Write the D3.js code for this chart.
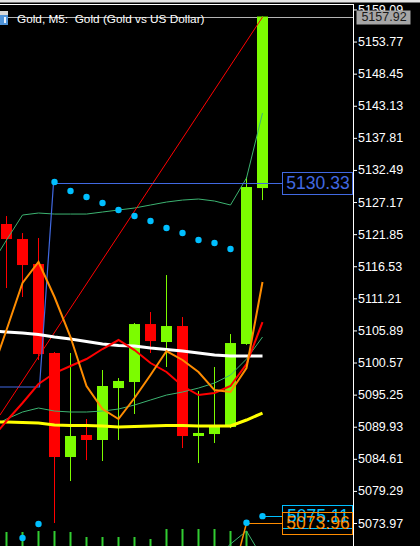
---
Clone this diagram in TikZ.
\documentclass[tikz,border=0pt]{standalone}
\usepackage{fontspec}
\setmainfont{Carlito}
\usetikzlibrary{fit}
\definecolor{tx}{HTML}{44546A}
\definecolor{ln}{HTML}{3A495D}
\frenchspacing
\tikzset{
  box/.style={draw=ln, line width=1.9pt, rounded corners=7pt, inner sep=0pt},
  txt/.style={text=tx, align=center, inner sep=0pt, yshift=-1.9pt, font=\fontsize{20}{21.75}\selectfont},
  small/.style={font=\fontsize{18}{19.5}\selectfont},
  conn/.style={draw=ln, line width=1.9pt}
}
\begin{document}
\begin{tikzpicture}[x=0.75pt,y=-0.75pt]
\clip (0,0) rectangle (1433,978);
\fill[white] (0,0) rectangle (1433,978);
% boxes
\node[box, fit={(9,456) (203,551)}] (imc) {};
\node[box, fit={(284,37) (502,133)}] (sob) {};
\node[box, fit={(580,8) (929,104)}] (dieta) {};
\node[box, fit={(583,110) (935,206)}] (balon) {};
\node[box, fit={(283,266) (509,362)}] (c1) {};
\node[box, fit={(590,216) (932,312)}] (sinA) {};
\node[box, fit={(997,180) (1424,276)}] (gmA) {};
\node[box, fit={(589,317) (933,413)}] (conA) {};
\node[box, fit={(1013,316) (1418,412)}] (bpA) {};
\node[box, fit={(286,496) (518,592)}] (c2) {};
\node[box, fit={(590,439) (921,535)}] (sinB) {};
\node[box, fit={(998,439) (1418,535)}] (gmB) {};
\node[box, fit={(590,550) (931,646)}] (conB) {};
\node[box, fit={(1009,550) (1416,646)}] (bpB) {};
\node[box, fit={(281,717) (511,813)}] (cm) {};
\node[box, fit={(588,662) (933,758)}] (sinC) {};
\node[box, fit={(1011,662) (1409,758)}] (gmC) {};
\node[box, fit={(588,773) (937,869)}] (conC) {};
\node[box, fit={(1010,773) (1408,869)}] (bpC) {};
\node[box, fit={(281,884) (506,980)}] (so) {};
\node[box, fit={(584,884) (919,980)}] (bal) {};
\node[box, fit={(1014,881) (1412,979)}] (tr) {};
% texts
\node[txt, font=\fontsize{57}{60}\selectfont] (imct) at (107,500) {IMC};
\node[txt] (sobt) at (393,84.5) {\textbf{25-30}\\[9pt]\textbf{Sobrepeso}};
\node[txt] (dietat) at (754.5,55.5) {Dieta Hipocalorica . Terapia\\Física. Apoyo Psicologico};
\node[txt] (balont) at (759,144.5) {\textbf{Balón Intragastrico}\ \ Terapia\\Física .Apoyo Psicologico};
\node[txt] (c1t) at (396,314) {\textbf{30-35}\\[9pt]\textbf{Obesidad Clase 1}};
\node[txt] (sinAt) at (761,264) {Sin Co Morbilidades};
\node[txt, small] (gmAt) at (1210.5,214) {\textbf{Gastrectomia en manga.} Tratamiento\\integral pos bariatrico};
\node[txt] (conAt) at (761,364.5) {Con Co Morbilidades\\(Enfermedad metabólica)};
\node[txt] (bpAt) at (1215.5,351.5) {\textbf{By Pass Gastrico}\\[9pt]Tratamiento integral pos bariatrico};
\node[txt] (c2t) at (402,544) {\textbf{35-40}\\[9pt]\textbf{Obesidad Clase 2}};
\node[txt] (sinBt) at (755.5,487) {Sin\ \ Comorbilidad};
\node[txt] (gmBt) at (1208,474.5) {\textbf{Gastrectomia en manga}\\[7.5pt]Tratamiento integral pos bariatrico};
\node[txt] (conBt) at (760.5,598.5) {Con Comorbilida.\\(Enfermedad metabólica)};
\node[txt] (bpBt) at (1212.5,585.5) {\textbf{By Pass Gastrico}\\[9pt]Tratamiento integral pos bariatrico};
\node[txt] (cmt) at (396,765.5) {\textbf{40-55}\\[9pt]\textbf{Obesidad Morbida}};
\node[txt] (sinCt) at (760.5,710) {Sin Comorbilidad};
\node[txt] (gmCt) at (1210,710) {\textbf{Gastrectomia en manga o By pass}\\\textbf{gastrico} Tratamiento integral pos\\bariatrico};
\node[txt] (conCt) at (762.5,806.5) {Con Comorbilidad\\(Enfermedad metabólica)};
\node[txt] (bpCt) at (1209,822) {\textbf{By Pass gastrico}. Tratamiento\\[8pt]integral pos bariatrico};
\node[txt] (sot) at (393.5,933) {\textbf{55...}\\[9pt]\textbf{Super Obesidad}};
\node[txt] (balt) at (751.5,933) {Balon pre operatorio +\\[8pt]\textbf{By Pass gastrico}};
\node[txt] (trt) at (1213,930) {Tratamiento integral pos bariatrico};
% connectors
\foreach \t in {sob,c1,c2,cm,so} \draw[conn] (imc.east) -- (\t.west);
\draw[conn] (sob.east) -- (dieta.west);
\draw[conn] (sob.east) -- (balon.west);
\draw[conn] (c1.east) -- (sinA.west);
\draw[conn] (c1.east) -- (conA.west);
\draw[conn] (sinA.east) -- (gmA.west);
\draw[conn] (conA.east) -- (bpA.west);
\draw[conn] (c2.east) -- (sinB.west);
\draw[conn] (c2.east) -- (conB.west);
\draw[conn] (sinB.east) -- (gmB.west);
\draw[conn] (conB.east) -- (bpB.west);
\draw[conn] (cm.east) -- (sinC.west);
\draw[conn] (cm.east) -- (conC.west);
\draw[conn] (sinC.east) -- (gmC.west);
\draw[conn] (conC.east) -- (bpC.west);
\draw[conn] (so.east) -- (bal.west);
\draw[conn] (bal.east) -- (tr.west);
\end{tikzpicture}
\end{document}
==
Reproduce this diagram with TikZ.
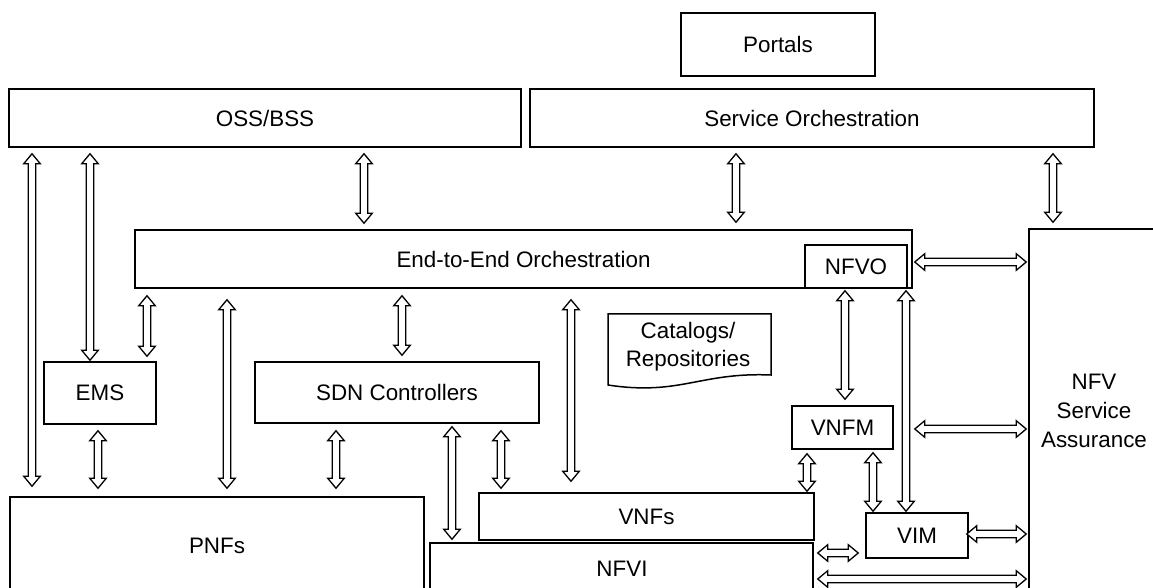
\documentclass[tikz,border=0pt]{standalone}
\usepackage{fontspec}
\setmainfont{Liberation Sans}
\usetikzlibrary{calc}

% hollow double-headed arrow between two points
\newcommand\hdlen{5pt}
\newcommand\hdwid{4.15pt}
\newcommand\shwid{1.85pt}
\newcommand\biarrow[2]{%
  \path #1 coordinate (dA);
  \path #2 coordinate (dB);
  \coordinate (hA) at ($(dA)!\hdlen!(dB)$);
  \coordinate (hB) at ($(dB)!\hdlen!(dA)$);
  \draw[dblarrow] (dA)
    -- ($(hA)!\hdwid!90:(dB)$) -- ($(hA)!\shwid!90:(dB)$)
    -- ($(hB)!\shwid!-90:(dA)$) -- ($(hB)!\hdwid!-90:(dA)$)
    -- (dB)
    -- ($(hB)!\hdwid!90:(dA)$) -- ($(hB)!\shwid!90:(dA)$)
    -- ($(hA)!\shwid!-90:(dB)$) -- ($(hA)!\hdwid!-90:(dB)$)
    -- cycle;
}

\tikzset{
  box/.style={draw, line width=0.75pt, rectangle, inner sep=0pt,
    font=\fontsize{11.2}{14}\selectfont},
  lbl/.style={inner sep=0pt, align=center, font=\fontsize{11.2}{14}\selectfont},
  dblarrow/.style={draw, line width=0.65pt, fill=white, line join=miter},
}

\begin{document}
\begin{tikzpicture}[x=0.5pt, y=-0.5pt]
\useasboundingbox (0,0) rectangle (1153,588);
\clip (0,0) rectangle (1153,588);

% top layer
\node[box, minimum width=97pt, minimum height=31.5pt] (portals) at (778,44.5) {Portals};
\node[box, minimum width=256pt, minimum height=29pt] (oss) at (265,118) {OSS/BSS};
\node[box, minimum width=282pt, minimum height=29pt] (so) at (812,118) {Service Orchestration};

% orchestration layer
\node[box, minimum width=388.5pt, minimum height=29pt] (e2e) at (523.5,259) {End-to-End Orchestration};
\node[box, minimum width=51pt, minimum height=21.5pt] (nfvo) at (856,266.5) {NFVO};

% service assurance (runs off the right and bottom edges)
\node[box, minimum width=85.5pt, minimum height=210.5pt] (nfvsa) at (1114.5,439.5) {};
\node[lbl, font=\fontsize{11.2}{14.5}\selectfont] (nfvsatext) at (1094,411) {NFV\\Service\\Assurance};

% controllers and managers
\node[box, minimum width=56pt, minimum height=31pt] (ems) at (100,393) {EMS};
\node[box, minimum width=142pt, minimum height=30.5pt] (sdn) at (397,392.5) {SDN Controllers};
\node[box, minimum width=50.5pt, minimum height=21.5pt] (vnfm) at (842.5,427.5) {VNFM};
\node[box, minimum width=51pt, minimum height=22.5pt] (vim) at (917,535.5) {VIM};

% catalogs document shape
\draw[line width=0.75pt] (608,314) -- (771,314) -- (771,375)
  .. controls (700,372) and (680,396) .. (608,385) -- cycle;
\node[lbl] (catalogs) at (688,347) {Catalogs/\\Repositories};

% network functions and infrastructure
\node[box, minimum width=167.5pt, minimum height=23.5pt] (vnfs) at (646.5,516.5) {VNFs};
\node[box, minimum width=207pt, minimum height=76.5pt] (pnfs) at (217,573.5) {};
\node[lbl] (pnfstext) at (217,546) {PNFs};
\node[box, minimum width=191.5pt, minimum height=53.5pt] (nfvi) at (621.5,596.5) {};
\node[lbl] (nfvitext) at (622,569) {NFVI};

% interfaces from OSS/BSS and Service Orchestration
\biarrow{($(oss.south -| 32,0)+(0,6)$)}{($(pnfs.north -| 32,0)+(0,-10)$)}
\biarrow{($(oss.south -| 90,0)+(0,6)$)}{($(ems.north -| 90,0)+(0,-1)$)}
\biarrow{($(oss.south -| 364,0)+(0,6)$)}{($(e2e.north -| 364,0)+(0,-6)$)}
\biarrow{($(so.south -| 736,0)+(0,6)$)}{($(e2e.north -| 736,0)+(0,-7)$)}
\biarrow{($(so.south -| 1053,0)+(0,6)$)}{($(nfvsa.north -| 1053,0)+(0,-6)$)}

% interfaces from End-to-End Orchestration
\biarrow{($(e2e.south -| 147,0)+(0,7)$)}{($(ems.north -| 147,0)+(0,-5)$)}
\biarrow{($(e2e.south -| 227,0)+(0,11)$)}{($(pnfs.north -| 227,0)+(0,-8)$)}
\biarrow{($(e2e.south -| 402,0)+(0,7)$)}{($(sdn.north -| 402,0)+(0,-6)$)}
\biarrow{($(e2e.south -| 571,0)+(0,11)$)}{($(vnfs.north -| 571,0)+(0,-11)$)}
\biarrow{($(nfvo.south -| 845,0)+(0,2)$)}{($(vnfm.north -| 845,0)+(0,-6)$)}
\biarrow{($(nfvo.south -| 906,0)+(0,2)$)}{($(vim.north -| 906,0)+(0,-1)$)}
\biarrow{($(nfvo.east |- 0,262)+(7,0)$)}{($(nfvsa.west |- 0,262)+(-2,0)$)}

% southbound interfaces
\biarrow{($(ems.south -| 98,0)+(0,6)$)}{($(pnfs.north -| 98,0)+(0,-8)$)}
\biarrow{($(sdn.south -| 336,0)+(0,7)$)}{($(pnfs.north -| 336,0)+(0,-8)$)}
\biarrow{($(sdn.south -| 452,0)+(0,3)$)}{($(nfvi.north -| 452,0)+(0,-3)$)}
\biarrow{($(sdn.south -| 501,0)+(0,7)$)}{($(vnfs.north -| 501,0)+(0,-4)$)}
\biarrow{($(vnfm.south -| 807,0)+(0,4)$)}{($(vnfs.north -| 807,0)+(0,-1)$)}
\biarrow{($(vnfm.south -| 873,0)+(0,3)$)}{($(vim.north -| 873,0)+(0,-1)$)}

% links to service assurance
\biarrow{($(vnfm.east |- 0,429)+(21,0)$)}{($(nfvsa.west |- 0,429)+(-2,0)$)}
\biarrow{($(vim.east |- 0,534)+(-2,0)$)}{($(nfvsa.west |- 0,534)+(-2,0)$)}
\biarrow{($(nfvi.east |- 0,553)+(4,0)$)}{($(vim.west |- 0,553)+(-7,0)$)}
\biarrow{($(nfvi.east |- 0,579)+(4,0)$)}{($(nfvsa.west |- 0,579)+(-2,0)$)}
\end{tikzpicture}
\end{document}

◆ **Work required**: State how many lines include the string "this", and nothing more.

◆ **Response**: 3